I’ve been catching up on the art blogs this slow news day, which means catching up on a long and sometimes confusing debate about deaccessioning which was sparked by the sale of two paintings by New York’s National Academy. Ground zero for this debate is Donn Zaretsky’s Art Law Blog, but a lot of big names have been drawn in, including David Ross, the former director of both the Whitney and SF MoMA, who has been commenting chez Richard Lacayo.
Ross and Lacayo talk of a museum collection as an accretion of curatorial decisions: "museums collect most heavily when trustees and other donors are prospering," says Lacayo, adding that "in any given period a museum collection is a combination of available funds plus curator/director taste."
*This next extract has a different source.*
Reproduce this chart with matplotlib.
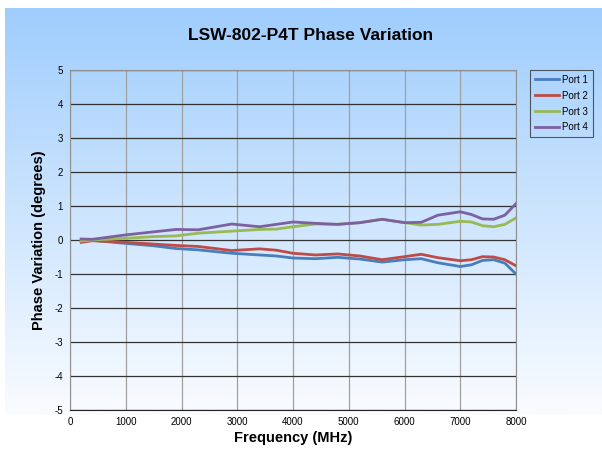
import numpy as np
import matplotlib
matplotlib.use("Agg")
import matplotlib.pyplot as plt
from matplotlib.colors import LinearSegmentedColormap

plt.rcParams['font.family'] = ['Liberation Sans', 'DejaVu Sans']
plt.rcParams['axes.unicode_minus'] = False

# frequency points (MHz) and phase variation (degrees)
freq = [200, 400, 1000, 1500, 1900, 2300, 2900, 3400, 3700, 4000, 4400, 4800,
        5200, 5600, 6000, 6300, 6600, 7000, 7200, 7400, 7600, 7800, 8000]
port1 = [0.00, -0.01, -0.10, -0.17, -0.25, -0.29, -0.39, -0.44, -0.47, -0.53, -0.55, -0.51,
         -0.56, -0.65, -0.58, -0.55, -0.67, -0.78, -0.73, -0.60, -0.58, -0.68, -1.00]
port2 = [-0.07, -0.02, -0.07, -0.12, -0.16, -0.19, -0.31, -0.26, -0.30, -0.39, -0.44, -0.41,
         -0.47, -0.58, -0.49, -0.42, -0.52, -0.61, -0.58, -0.49, -0.50, -0.58, -0.76]
port3 = [-0.03, 0.00, 0.05, 0.10, 0.12, 0.20, 0.26, 0.31, 0.32, 0.39, 0.47, 0.46,
         0.51, 0.61, 0.51, 0.44, 0.46, 0.55, 0.53, 0.42, 0.39, 0.46, 0.65]
port4 = [0.03, 0.02, 0.15, 0.24, 0.31, 0.30, 0.47, 0.39, 0.46, 0.53, 0.49, 0.46,
         0.51, 0.61, 0.51, 0.52, 0.73, 0.83, 0.75, 0.62, 0.61, 0.73, 1.07]
series = {'Port 1': port1, 'Port 2': port2, 'Port 3': port3, 'Port 4': port4}
colors = ['#4a7ebb', '#be4b48', '#98b954', '#7d60a0']

W, H = 602, 449
fig = plt.figure(figsize=(W / 100, H / 100), dpi=100)

# gradient background, light blue at the top fading to white
bg = fig.add_axes([5 / W, 1 - 415 / H, 1 - 5 / W, (415 - 8) / H], zorder=0)
cmap = LinearSegmentedColormap.from_list('bg', ['#9fcdfd', '#fafcff'])
bg.imshow(np.linspace(0, 1, 256).reshape(-1, 1), aspect='auto', cmap=cmap,
          extent=[0, 1, 0, 1])
bg.set_axis_off()

ax = fig.add_axes([70 / W, 1 - 410 / H, (516 - 70) / W, (410 - 70) / H], zorder=1)
ax.patch.set_alpha(0)

for (name, vals), c in zip(series.items(), colors):
    ax.plot(freq, vals, color=c, lw=2.0, label=name)

ax.set_xlim(0, 8000)
ax.set_ylim(-5, 5)
ax.set_xticks(range(0, 8001, 1000))
ax.set_yticks(range(-5, 6))
ax.tick_params(length=0, labelsize=7, pad=5)
ax.yaxis.grid(True, color='#333333', lw=0.9)
ax.xaxis.grid(True, color='#a0a0a0', lw=0.9)
ax.set_axisbelow(True)
for s in ['left', 'right', 'top']:
    ax.spines[s].set_color('#909090')
ax.spines['bottom'].set_color('#222222')

ax.set_xlabel('Frequency (MHz)', fontsize=10.5, fontweight='bold', labelpad=3)
ax.set_ylabel('Phase Variation (degrees)', fontsize=10.5, fontweight='bold', labelpad=6)
fig.text(0.516, 1 - 35 / H, 'LSW-802-P4T Phase Variation', ha='center', va='center',
         fontsize=12.5, fontweight='bold')

leg = ax.legend(loc='upper left', bbox_to_anchor=(530 / W, 1 - 70 / H),
                bbox_transform=fig.transFigure, fontsize=7, frameon=True,
                fancybox=False, handlelength=2.5, handletextpad=0.3,
                borderpad=0.5, labelspacing=0.6, borderaxespad=0)
leg.get_frame().set_edgecolor('#333333')
leg.get_frame().set_facecolor('none')
leg.get_frame().set_linewidth(0.8)

fig.savefig('out.png', dpi=100)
But that’s not really true at all. While there are isolated cases of generous benefactors leaving large amounts of cash to art museums, as Leonard Hanna did in Cleveland or David Rockefeller did in New York, most of the time it’s private collectors who do the acquiring, rather than institutions. The institutions then collect the collectors, and persuade them to leave all or part of their art to the museum.
As a result, most museums have large quantities of art that none of their directors ever particularly wanted, which ended up in their collection thanks to some bequest or other, and which will, realistically, never be shown. Even if such art is sold to a private individual it will still be seen by more people than if it’s kept in a basement somewhere. And if the sale conforms to Adrian Ellis’s proposed rule, I don’t see any downside at all. Here’s the rule:
You can deaccession and spend the money on whatever you want – a new roof, working capital, education programs, or even a boffo night out with your chums on the board — provided that you ensure that the institution or individual to whom you sell commits in some binding form to equal or higher conservational standards and equal or higher public access.
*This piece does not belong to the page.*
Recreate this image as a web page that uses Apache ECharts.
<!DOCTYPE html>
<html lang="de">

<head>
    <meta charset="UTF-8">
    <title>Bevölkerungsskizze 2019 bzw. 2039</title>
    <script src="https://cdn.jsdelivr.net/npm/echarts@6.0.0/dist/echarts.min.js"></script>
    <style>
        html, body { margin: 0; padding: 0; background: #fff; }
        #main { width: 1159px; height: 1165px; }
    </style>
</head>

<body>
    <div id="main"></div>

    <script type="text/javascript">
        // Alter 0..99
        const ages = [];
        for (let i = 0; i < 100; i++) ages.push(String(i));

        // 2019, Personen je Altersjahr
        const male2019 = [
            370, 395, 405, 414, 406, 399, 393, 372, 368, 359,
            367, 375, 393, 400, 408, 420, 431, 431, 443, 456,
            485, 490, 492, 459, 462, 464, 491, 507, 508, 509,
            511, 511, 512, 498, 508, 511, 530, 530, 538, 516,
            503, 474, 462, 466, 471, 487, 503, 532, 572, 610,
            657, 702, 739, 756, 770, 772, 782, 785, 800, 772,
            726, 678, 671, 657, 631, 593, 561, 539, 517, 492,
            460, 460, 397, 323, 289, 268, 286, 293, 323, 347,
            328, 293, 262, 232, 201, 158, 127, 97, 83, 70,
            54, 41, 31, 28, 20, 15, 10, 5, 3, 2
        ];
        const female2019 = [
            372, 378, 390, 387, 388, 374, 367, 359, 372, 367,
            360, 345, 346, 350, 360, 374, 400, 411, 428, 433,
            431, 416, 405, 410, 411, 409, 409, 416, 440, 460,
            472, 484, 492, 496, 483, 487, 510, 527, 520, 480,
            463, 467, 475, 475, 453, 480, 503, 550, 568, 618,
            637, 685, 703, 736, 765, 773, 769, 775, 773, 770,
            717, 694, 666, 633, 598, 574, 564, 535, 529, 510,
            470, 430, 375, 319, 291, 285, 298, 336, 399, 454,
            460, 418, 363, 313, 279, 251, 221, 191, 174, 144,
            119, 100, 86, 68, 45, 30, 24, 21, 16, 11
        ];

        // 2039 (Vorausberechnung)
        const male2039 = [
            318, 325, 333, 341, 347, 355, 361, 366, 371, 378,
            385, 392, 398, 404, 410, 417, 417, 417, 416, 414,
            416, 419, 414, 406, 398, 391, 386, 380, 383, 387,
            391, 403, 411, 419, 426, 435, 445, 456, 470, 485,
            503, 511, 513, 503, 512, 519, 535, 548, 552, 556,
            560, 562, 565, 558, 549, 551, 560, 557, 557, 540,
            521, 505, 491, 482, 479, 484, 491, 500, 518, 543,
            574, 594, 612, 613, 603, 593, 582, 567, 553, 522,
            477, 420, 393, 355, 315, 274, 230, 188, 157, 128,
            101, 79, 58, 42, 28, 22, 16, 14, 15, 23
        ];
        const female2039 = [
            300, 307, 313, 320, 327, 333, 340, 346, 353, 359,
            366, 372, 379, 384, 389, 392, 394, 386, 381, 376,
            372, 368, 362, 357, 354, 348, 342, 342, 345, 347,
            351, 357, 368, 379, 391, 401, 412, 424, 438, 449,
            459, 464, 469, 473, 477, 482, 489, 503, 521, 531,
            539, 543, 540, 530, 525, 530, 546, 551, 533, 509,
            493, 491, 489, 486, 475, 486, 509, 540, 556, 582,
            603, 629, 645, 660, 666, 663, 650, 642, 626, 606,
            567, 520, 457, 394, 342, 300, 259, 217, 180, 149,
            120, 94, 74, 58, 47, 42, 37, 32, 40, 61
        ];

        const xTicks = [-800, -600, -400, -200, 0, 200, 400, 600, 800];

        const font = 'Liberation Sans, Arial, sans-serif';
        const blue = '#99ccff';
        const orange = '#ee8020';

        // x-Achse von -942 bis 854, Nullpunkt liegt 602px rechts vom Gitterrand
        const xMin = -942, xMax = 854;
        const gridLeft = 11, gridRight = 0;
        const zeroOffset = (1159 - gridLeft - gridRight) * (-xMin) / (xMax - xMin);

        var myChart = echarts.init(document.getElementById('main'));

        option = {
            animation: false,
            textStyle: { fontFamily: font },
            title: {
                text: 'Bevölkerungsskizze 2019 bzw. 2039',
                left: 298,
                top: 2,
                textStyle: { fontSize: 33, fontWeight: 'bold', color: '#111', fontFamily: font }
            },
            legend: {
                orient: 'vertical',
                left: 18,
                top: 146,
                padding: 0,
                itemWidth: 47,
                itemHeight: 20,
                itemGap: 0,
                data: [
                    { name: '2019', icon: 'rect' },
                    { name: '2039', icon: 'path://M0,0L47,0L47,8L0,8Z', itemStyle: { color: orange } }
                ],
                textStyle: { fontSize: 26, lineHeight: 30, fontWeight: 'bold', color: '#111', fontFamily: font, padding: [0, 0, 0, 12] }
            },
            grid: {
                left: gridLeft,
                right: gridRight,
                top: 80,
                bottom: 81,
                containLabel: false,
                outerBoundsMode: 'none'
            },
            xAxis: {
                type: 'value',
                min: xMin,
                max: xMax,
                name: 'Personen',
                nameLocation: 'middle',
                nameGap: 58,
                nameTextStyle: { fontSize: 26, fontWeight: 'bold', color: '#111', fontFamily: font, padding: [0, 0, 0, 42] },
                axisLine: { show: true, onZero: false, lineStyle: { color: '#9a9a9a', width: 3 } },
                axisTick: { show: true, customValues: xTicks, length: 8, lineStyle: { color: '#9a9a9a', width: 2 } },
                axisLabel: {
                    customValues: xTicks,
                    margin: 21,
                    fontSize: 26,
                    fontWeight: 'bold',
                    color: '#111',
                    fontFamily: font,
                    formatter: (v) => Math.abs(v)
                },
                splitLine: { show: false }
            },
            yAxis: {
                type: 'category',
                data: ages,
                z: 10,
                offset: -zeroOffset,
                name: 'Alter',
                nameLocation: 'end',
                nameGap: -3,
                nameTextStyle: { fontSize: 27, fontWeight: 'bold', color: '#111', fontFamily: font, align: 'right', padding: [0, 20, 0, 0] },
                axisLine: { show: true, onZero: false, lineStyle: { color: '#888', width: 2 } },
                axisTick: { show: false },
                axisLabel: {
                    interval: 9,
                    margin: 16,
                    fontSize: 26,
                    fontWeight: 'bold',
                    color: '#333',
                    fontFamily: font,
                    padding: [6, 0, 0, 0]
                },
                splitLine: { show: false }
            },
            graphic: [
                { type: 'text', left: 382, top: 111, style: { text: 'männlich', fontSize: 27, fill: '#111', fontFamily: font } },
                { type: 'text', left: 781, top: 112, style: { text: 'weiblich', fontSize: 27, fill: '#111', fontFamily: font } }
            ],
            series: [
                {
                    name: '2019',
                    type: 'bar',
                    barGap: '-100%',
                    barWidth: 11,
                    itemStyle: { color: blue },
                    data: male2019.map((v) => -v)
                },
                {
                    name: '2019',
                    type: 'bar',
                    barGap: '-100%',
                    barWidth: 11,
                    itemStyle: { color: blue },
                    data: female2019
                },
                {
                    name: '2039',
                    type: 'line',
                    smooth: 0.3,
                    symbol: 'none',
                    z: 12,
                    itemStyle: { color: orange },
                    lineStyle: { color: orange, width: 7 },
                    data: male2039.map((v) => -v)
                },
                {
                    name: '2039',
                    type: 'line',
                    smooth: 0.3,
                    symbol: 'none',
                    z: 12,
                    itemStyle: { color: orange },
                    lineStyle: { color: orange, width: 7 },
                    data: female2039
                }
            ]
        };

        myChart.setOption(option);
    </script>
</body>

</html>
It’s a bit like a Creative Commons license for art, and it seems like a great idea to me. Consider the Eakins which once belonged to the National Academy and now belongs to LACMA: this is a classic positive-sum bargain which benefits both institutions and the general public.
Ellis’s rule even provides something of a bridge to Tyler Green, who’s very much on the side of the no-deaccessioning absolutists. Writes Green:
If an institution, such as the National Academy or someone else, can’t operate effectively enough to stay open, it should close. Then it should disperse its collection to non-profit institutions — to other museums. This way art collections held in a public trust remain held in a public trust.
If the National Academy were to adopt Ellis’s rule, then the worst-case scenario would effectively be what Green is talking about here: it keeps on selling off its collection to other museums until there’s nothing left. On the other hand, if such sales manage to keep the institution alive and thriving, attracting new artists who donate valuable examples of their own work, then we end up at a place which is unambiguously better than closing. As Zaretsky says, "meet Mr. Pareto".
I do, however, have sympathy for Green’s idea that selling off a permanent and irreplaceable part of your bequest in order to meet temporary liquidity needs is generally a very bad idea. Which is why it might be good to have some kind of "uptick rule" in place as well, which makes it much easier for flush, successful museums to deaccession than those who are in desperate financial straits. The best time to sell off extraneous art is when the market is hot, when donors are giving you and other museums lots of money, and when you can deaccession in a considered and strategic manner. The worst time to sell art is when you need to plug a fiscal hole, the market has tanked, and you flail around to find the most valuable paintings in your collection.
In any case, I do hope that this debate makes it out of the blogosphere and into the realm of the Association of Art Museum Directors, whose prissy fatwa on the National Academy is a classic example of rules-based rather than principles-based silliness. With a bit more imagination and a bit less ideological fervor, everybody in the museum world, including the all-important general public, could benefit.
Update: Lacayo asks whether "a standard of ‘equal or higher public access’ to a work of art mean that institutions in large cities could only sell to institutions in cities of roughly the same size". That’s easy: No, it doesn’t. Public access means the number of members of the public who actually see the work in question: if the work is permanently in storage, that number is zero. And it’s entirely possible that even if the work is on show, more people will see it at a big museum in a small town (like Crystal Bridges) than at a small museum in a big town (like the National Academy).